- Work to do -
Reproduce the data in its entirety, exactly as supplied.

- Material provided -
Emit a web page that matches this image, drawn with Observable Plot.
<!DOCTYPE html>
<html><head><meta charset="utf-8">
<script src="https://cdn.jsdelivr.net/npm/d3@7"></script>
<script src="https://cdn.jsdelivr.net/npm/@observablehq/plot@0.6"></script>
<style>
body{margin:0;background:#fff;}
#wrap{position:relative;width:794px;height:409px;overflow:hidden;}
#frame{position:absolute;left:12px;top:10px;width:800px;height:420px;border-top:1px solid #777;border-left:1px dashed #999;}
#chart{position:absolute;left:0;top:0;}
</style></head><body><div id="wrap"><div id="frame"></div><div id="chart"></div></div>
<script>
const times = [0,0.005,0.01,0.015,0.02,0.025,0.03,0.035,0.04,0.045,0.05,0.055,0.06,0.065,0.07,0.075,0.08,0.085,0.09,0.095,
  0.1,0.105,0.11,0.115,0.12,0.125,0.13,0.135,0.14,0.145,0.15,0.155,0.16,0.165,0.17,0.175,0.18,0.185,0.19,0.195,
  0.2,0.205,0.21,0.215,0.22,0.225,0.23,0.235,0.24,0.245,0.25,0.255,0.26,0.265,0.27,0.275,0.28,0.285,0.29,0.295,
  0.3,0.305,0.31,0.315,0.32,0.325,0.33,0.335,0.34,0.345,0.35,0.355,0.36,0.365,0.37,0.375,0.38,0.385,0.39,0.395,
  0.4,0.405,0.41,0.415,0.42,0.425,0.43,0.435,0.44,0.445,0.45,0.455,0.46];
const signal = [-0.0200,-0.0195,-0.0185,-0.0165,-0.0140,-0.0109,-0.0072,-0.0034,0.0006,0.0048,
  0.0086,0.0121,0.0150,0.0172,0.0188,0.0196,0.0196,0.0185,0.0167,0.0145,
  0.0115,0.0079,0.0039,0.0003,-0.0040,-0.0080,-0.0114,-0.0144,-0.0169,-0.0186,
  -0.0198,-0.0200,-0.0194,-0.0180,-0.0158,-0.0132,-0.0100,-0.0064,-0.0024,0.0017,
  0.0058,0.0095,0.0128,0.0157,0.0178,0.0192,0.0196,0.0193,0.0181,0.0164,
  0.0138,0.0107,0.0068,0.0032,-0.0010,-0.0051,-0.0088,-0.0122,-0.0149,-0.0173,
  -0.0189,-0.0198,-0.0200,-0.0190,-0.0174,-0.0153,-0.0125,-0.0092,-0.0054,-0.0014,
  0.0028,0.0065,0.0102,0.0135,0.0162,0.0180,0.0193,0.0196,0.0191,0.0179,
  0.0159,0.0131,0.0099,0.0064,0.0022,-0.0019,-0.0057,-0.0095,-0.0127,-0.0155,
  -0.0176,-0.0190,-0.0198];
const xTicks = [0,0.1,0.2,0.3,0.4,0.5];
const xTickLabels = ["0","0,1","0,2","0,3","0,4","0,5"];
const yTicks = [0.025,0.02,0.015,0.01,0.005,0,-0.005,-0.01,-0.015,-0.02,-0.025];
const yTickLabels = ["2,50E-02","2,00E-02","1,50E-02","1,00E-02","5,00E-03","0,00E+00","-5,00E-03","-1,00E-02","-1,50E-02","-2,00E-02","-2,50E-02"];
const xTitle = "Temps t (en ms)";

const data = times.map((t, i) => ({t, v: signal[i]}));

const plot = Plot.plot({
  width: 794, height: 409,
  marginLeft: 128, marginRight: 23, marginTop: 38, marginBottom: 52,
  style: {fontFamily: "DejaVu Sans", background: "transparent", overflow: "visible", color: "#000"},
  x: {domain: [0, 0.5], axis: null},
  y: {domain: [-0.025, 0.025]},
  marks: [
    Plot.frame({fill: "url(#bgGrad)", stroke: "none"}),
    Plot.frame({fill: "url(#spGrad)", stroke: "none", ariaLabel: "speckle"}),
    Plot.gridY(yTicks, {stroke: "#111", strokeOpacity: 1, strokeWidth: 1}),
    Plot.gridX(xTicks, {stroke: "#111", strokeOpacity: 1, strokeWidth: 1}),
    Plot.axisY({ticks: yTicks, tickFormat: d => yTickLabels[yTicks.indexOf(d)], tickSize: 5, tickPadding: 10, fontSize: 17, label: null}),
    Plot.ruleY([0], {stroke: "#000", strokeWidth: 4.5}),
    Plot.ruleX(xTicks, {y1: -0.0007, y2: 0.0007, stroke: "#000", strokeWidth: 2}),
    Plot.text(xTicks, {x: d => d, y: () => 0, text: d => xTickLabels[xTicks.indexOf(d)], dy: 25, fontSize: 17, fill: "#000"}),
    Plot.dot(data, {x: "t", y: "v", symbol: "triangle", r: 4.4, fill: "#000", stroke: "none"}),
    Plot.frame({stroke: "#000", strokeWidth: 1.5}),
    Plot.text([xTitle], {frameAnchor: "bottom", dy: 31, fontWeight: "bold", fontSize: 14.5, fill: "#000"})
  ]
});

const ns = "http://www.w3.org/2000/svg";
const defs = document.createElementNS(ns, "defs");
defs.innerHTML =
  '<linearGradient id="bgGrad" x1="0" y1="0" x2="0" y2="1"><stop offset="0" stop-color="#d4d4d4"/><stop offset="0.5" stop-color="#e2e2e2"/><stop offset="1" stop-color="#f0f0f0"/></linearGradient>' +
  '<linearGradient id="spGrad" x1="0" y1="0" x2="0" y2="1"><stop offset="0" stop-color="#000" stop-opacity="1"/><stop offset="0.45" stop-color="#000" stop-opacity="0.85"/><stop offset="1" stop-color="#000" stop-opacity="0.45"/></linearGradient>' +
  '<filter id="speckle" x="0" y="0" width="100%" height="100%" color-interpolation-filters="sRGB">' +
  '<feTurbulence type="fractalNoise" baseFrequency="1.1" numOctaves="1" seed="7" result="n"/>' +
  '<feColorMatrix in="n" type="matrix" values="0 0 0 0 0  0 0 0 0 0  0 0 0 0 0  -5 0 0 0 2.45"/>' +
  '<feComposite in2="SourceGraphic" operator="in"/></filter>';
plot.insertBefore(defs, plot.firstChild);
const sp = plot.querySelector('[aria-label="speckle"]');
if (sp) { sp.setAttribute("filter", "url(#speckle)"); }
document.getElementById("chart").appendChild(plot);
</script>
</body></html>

- Answer -
Emit a web page that matches this image, drawn with Observable Plot.
<!DOCTYPE html>
<html><head><meta charset="utf-8">
<script src="https://cdn.jsdelivr.net/npm/d3@7"></script>
<script src="https://cdn.jsdelivr.net/npm/@observablehq/plot@0.6"></script>
<style>
body{margin:0;background:#fff;}
#wrap{position:relative;width:794px;height:409px;overflow:hidden;}
#frame{position:absolute;left:12px;top:10px;width:800px;height:420px;border-top:1px solid #777;border-left:1px dashed #999;}
#chart{position:absolute;left:0;top:0;}
</style></head><body><div id="wrap"><div id="frame"></div><div id="chart"></div></div>
<script>
const times = [0,0.005,0.01,0.015,0.02,0.025,0.03,0.035,0.04,0.045,0.05,0.055,0.06,0.065,0.07,0.075,0.08,0.085,0.09,0.095,
  0.1,0.105,0.11,0.115,0.12,0.125,0.13,0.135,0.14,0.145,0.15,0.155,0.16,0.165,0.17,0.175,0.18,0.185,0.19,0.195,
  0.2,0.205,0.21,0.215,0.22,0.225,0.23,0.235,0.24,0.245,0.25,0.255,0.26,0.265,0.27,0.275,0.28,0.285,0.29,0.295,
  0.3,0.305,0.31,0.315,0.32,0.325,0.33,0.335,0.34,0.345,0.35,0.355,0.36,0.365,0.37,0.375,0.38,0.385,0.39,0.395,
  0.4,0.405,0.41,0.415,0.42,0.425,0.43,0.435,0.44,0.445,0.45,0.455,0.46];
const signal = [-0.0200,-0.0195,-0.0185,-0.0165,-0.0140,-0.0109,-0.0072,-0.0034,0.0006,0.0048,
  0.0086,0.0121,0.0150,0.0172,0.0188,0.0196,0.0196,0.0185,0.0167,0.0145,
  0.0115,0.0079,0.0039,0.0003,-0.0040,-0.0080,-0.0114,-0.0144,-0.0169,-0.0186,
  -0.0198,-0.0200,-0.0194,-0.0180,-0.0158,-0.0132,-0.0100,-0.0064,-0.0024,0.0017,
  0.0058,0.0095,0.0128,0.0157,0.0178,0.0192,0.0196,0.0193,0.0181,0.0164,
  0.0138,0.0107,0.0068,0.0032,-0.0010,-0.0051,-0.0088,-0.0122,-0.0149,-0.0173,
  -0.0189,-0.0198,-0.0200,-0.0190,-0.0174,-0.0153,-0.0125,-0.0092,-0.0054,-0.0014,
  0.0028,0.0065,0.0102,0.0135,0.0162,0.0180,0.0193,0.0196,0.0191,0.0179,
  0.0159,0.0131,0.0099,0.0064,0.0022,-0.0019,-0.0057,-0.0095,-0.0127,-0.0155,
  -0.0176,-0.0190,-0.0198];
const xTicks = [0,0.1,0.2,0.3,0.4,0.5];
const xTickLabels = ["0","0,1","0,2","0,3","0,4","0,5"];
const yTicks = [0.025,0.02,0.015,0.01,0.005,0,-0.005,-0.01,-0.015,-0.02,-0.025];
const yTickLabels = ["2,50E-02","2,00E-02","1,50E-02","1,00E-02","5,00E-03","0,00E+00","-5,00E-03","-1,00E-02","-1,50E-02","-2,00E-02","-2,50E-02"];
const xTitle = "Temps t (en ms)";

const data = times.map((t, i) => ({t, v: signal[i]}));

const plot = Plot.plot({
  width: 794, height: 409,
  marginLeft: 128, marginRight: 23, marginTop: 38, marginBottom: 52,
  style: {fontFamily: "DejaVu Sans", background: "transparent", overflow: "visible", color: "#000"},
  x: {domain: [0, 0.5], axis: null},
  y: {domain: [-0.025, 0.025]},
  marks: [
    Plot.frame({fill: "url(#bgGrad)", stroke: "none"}),
    Plot.frame({fill: "url(#spGrad)", stroke: "none", ariaLabel: "speckle"}),
    Plot.gridY(yTicks, {stroke: "#111", strokeOpacity: 1, strokeWidth: 1}),
    Plot.gridX(xTicks, {stroke: "#111", strokeOpacity: 1, strokeWidth: 1}),
    Plot.axisY({ticks: yTicks, tickFormat: d => yTickLabels[yTicks.indexOf(d)], tickSize: 5, tickPadding: 10, fontSize: 17, label: null}),
    Plot.ruleY([0], {stroke: "#000", strokeWidth: 4.5}),
    Plot.ruleX(xTicks, {y1: -0.0007, y2: 0.0007, stroke: "#000", strokeWidth: 2}),
    Plot.text(xTicks, {x: d => d, y: () => 0, text: d => xTickLabels[xTicks.indexOf(d)], dy: 25, fontSize: 17, fill: "#000"}),
    Plot.dot(data, {x: "t", y: "v", symbol: "triangle", r: 4.4, fill: "#000", stroke: "none"}),
    Plot.frame({stroke: "#000", strokeWidth: 1.5}),
    Plot.text([xTitle], {frameAnchor: "bottom", dy: 31, fontWeight: "bold", fontSize: 14.5, fill: "#000"})
  ]
});

const ns = "http://www.w3.org/2000/svg";
const defs = document.createElementNS(ns, "defs");
defs.innerHTML =
  '<linearGradient id="bgGrad" x1="0" y1="0" x2="0" y2="1"><stop offset="0" stop-color="#d4d4d4"/><stop offset="0.5" stop-color="#e2e2e2"/><stop offset="1" stop-color="#f0f0f0"/></linearGradient>' +
  '<linearGradient id="spGrad" x1="0" y1="0" x2="0" y2="1"><stop offset="0" stop-color="#000" stop-opacity="1"/><stop offset="0.45" stop-color="#000" stop-opacity="0.85"/><stop offset="1" stop-color="#000" stop-opacity="0.45"/></linearGradient>' +
  '<filter id="speckle" x="0" y="0" width="100%" height="100%" color-interpolation-filters="sRGB">' +
  '<feTurbulence type="fractalNoise" baseFrequency="1.1" numOctaves="1" seed="7" result="n"/>' +
  '<feColorMatrix in="n" type="matrix" values="0 0 0 0 0  0 0 0 0 0  0 0 0 0 0  -5 0 0 0 2.45"/>' +
  '<feComposite in2="SourceGraphic" operator="in"/></filter>';
plot.insertBefore(defs, plot.firstChild);
const sp = plot.querySelector('[aria-label="speckle"]');
if (sp) { sp.setAttribute("filter", "url(#speckle)"); }
document.getElementById("chart").appendChild(plot);
</script>
</body></html>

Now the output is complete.